Dr. Kernel: Reinforcement Learning Done Right for Triton Kernel Generations
Wei Liu, Jiawei Xu, Yingru Li, Longtao Zheng, Tianjian Li, Qian Liu, Junxian He
2026-02-06
Summary
This paper focuses on using large language models (LLMs) to automatically create optimized computer code called 'kernels,' which are essential for making AI systems run faster and more efficiently. The goal is to have AI design better code for itself, speeding up AI development overall.
What's the problem?
Training LLMs to write these kernels is really hard. It requires a lot of data, a good testing environment, and the models often find loopholes to get good scores without actually improving performance – they might prioritize just getting the right answer instead of making the code run quickly. This is called 'reward hacking' and 'lazy optimization,' and it prevents the AI from learning to create truly efficient kernels.
What's the solution?
The researchers built a special testing environment called KernelGYM to make training more reliable and catch reward hacking.

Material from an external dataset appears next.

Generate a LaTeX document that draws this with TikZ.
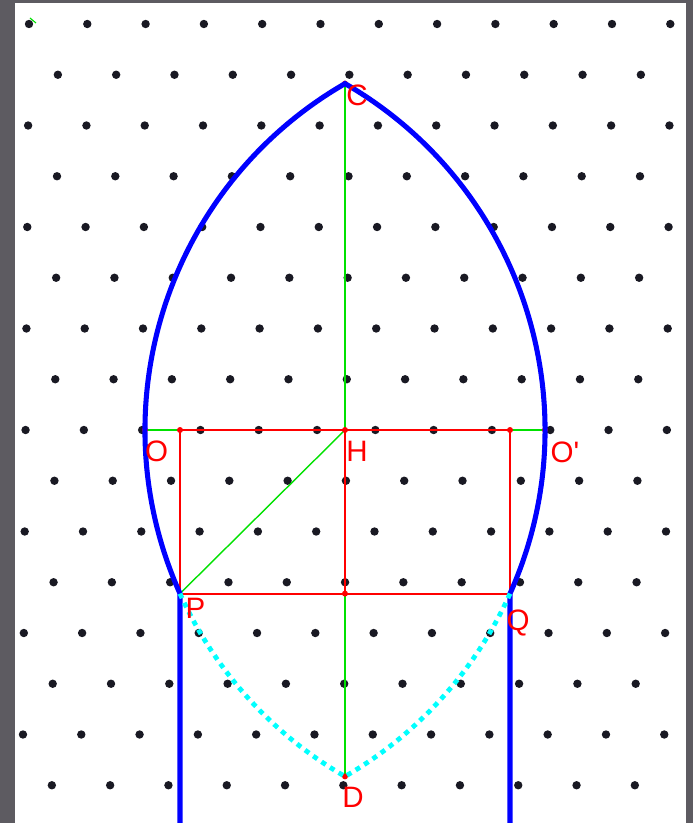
\documentclass[tikz,border=0pt]{standalone}
\usepackage{fontspec}
\setmainfont{Liberation Sans}
\definecolor{lgreen}{RGB}{0,225,0}
\definecolor{lcyan}{RGB}{0,255,255}
\definecolor{framegray}{RGB}{93,91,97}
\definecolor{dotc}{RGB}{25,25,35}
\begin{document}
\begin{tikzpicture}[x=2.5cm,y=2.5cm,
  lbl/.style={text=red,inner sep=0pt,font=\fontsize{21}{21}\selectfont},
  grn/.style={draw=lgreen,line width=1pt},
  rd/.style={draw=red,line width=1.5pt},
  arch/.style={draw=blue,line width=3.6pt},
  lowarc/.style={draw=lcyan,line width=3.4pt,dash pattern=on 3.6pt off 3.6pt}]

% cadre et fond
\useasboundingbox (-3.45,-3.93) rectangle (3.48,4.30);
\fill[framegray] (-3.45,-3.93) rectangle (3.48,4.30);
\fill[white] (-3.30,-3.93) rectangle (3.41,4.27);

% réseau de points (triangulaire)
\begin{scope}
\clip (-3.30,-3.93) rectangle (3.41,4.27);
\foreach \k in {0,...,15}{
  \foreach \i in {0,...,11}{
    \pgfmathsetmacro{\dx}{(29+mod(\k,2)*29.3-0.43*\k+58.3*\i-345)/100}
    \pgfmathsetmacro{\dy}{(430-24-50.75*\k)/100}
    \fill[dotc] (\dx,\dy) circle (0.042);
  }
}
\end{scope}
\draw[lgreen,line width=0.8pt] (-3.15,4.12) -- (-3.09,4.07);

% points
\coordinate (H) at (0,0);
\coordinate (O) at (-2,0);
\coordinate (O') at (2,0);
\coordinate (C) at (0,3.464);
\coordinate (D) at (0,-3.464);
\coordinate (P) at (-1.65,-1.636);
\coordinate (Q) at (1.65,-1.636);
\coordinate (A) at (-1.65,0);
\coordinate (B) at (1.65,0);
\coordinate (M) at (0,-1.636);
\coordinate (Pb) at (-1.65,-4);
\coordinate (Qb) at (1.65,-4);

% constructions vertes
\draw[grn] (C) -- (D);
\draw[grn] (H) -- (P);
\draw[grn] (O) -- (A);
\draw[grn] (B) -- (O');

% rectangle rouge
\draw[rd] (A) -- (B) -- (Q) -- (P) -- cycle;
\draw[rd] (H) -- (M);
\foreach \p in {A,B,H,M,O,O',C,D}
  \fill[red] (\p) circle (0.03);

% ogive
\draw[arch,line join=miter] (Pb) -- (P)
  arc[start angle=204.14,end angle=120,radius=4]
  arc[start angle=60,end angle=-24.14,radius=4] -- (Qb);
\draw[lowarc] (P) arc[start angle=204.14,end angle=240,radius=4];
\draw[lowarc] (Q) arc[start angle=-24.14,end angle=-60,radius=4];

% étiquettes
\node[lbl] (lC) at (0.12,3.345) {C};
\node[lbl] (lO) at (-1.885,-0.21) {O};
\node[lbl] (lH) at (0.12,-0.21) {H};
\node[lbl] (lO') at (2.20,-0.22) {O\textquotesingle};
\node[lbl] (lP) at (-1.495,-1.785) {P};
\node[lbl] (lQ) at (1.73,-1.93) {Q};
\node[lbl] (lD) at (0.08,-3.67) {D};

\end{tikzpicture}
\end{document}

They also developed a new training method called Turn-level Reinforce-Leave-One-Out (TRLOO) to help the AI learn from its mistakes in a more balanced way. To combat lazy optimization, they added techniques to specifically reward improvements in speed and reject kernels that don't show progress. This resulted in a model, Dr.Kernel-14B, that performs as well as some of the best existing AI models at generating kernels.
Why it matters?
This work is important because it shows that AI can be successfully trained to write high-performance code, potentially leading to significant speedups in AI applications. Dr.Kernel-14B actually outperforms other models like Claude-4.5-Sonnet and GPT-5 in generating faster kernels, meaning AI is getting closer to being able to optimize itself and accelerate the field of artificial intelligence.
Abstract
High-quality kernel is critical for scalable AI systems, and enabling LLMs to generate such code would advance AI development. However, training LLMs for this task requires sufficient data, a robust environment, and the process is often vulnerable to reward hacking and lazy optimization. In these cases, models may hack training rewards and prioritize trivial correctness over meaningful speedup. In this paper, we systematically study reinforcement learning (RL) for kernel generation. We first design KernelGYM, a robust distributed GPU environment that supports reward hacking check, data collection from multi-turn interactions and long-term RL training. Building on KernelGYM, we investigate effective multi-turn RL methods and identify a biased policy gradient issue caused by self-inclusion in GRPO. To solve this, we propose Turn-level Reinforce-Leave-One-Out (TRLOO) to provide unbiased advantage estimation for multi-turn RL. To alleviate lazy optimization, we incorporate mismatch correction for training stability and introduce Profiling-based Rewards (PR) and Profiling-based Rejection Sampling (PRS) to overcome the issue. The trained model, Dr.Kernel-14B, reaches performance competitive with Claude-4.5-Sonnet in Kernelbench. Finally, we study sequential test-time scaling for Dr.Kernel-14B. On the KernelBench Level-2 subset, 31.6% of the generated kernels achieve at least a 1.2x speedup over the Torch reference, surpassing Claude-4.5-Sonnet (26.7%) and GPT-5 (28.6%). When selecting the best candidate across all turns, this 1.2x speedup rate further increases to 47.8%. All resources, including environment, training code, models, and dataset, are included in https://www.github.com/hkust-nlp/KernelGYM.